Whilst creating this intervention with the group, we formed such an unusual site that a local Police Officer stopped to enquire whether there had been an incident and if we required assistance!

Monument - A structure built for commemorative or symbolic reasons, or as a memorial; a commemoration.
-  An important site owned by the community as a whole.
-  An exceptional or proud achievement.


Intervention 4 "Gallery"

Gallery - A building, an institution, or a room for the exhibition of artistic work.
-  A collection; an assortment.

During a walk through an urban area that is in the process of change and decay it is easy to close our eyes and walk past without wondering or observing, we tend to block out what offends our eyes. Our final intervention was created to counteract this and draw attention to an assortment of the features of Desborough...


- before a very welcome stop in Lucy's Tea Rooms after so much exhausting creativity!


Lucy's Tea Rooms offer the now famous Desborough Doorstop sandwich - just the thing after a walk!

Sunday, 28 November 2010

New commissions and a little Coalville history

Carole and I have both got ourselves new commissions!

I will be working on my Myth Maps project at Snibston Colliery in Coalville.  Carole will be working on a project for Leicestershire Museums, which she has called The Held in the Hand Hoard.  I'll let her tell you more about that herself.

I am particularly pleased with my Myth Maps project as it draws together a number of things I have been thinking about, things I have been blogging about here and it links with this project.

Leicester & Swannington rail ticket
A little history...

The colliery at Coalville, as I blogged before (see Preservation and Persistence), includes the wonderful historic railway track.  A line was put down by George and Robert Stephenson for the Leicester to Swannington Railway (L&S), one of the first of England's railways, opened in 1832 to bring coal from pits in west Leicestershire (Whitwick, Ibstock and Bagworth) to Leicester.

The Leicester & Swannington Rail Line
Whitwick Colliery, 1926
George Stephenson was known as the "father of railways", having built the first public railway using steam locomotion (the Stockton and Darlington Railway).  His son, Robert,  worked with his father and developed the famous "Rocket".  Robert was the engineer for the Swannington line and George opened the Snibston colliery the following year.

Midland Railway Station in Coalville, 1889
Sidings at Bardon Hill quarry
So the history of Snibston colliery and the railways are intertwined.  It was the success of the railways to speed up the transportation of coal that enabled the coal industry from west Leicestershire to thrive, which enabled the opening of the pit at Snibston.

Coalville East Station
Thanks to the Coalville Heritage Society website for these pictures.  Also, they have a wonderful sound archive of Coalville dialects, called Covill Tork - click on the link if you want to find out what the following mean (and make sure you have your speakers on!):

Woreeawreet?
Ayoopmissusenthemassteeratom?

Covill Tork 

Monday, 26 July 2010

myth strata

More on Mythogeography...

Having thought about maps as visual representations showing us things that we cannot see, revealing connections and networks, mythogeography introduces the idea that each place is also an interweaving of myths, stories and histories, a network of meanings that cannot be seen but become part of the fabric of the place...

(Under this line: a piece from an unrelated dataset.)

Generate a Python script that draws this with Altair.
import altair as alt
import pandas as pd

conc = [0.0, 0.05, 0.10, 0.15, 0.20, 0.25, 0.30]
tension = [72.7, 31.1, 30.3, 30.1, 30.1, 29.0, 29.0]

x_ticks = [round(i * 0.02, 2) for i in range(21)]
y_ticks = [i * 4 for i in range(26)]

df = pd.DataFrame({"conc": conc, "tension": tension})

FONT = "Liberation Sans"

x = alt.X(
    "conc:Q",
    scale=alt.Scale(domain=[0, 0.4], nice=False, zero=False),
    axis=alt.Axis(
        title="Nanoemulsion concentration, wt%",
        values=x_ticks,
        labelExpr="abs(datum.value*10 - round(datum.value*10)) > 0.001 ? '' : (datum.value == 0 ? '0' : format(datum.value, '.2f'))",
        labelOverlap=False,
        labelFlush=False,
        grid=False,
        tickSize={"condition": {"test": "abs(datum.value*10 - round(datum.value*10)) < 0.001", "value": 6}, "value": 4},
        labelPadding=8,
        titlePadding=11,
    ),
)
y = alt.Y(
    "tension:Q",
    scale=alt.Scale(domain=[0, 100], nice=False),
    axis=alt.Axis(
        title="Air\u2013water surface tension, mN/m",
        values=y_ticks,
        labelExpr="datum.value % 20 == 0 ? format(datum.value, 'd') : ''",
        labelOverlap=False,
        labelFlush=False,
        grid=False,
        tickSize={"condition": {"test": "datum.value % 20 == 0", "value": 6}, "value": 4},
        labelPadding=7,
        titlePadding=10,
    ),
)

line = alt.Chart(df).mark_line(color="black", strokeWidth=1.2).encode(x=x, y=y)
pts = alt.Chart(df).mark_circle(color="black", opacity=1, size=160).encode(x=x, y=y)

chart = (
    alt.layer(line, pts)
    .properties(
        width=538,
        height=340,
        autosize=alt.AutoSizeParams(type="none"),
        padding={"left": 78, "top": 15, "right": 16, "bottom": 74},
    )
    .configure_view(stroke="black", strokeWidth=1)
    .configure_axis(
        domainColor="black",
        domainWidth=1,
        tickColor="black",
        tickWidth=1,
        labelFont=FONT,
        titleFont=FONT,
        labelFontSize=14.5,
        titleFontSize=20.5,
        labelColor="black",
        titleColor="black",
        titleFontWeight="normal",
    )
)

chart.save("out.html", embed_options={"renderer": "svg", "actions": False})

(Public art can be a way of making the meaning of a place visible.)

The threads that link a place to another place (or person connected to that place) are also part of this interweaving, overlaying of networks forming new nexus points, connecting stories, themes, imaginative responses...

These connections all exist in the imagination.  If made physical they might look like rock strata - building up layer upon layer over time to produce a rich fabric of meanings, compacted together to create the place that we now inhabit.


- oh!  and there's another word I must blog about!  I came across something the other day about the word "inhabit", the physical occupation of a space with one's body... I must look that up again, another blog post coming soon!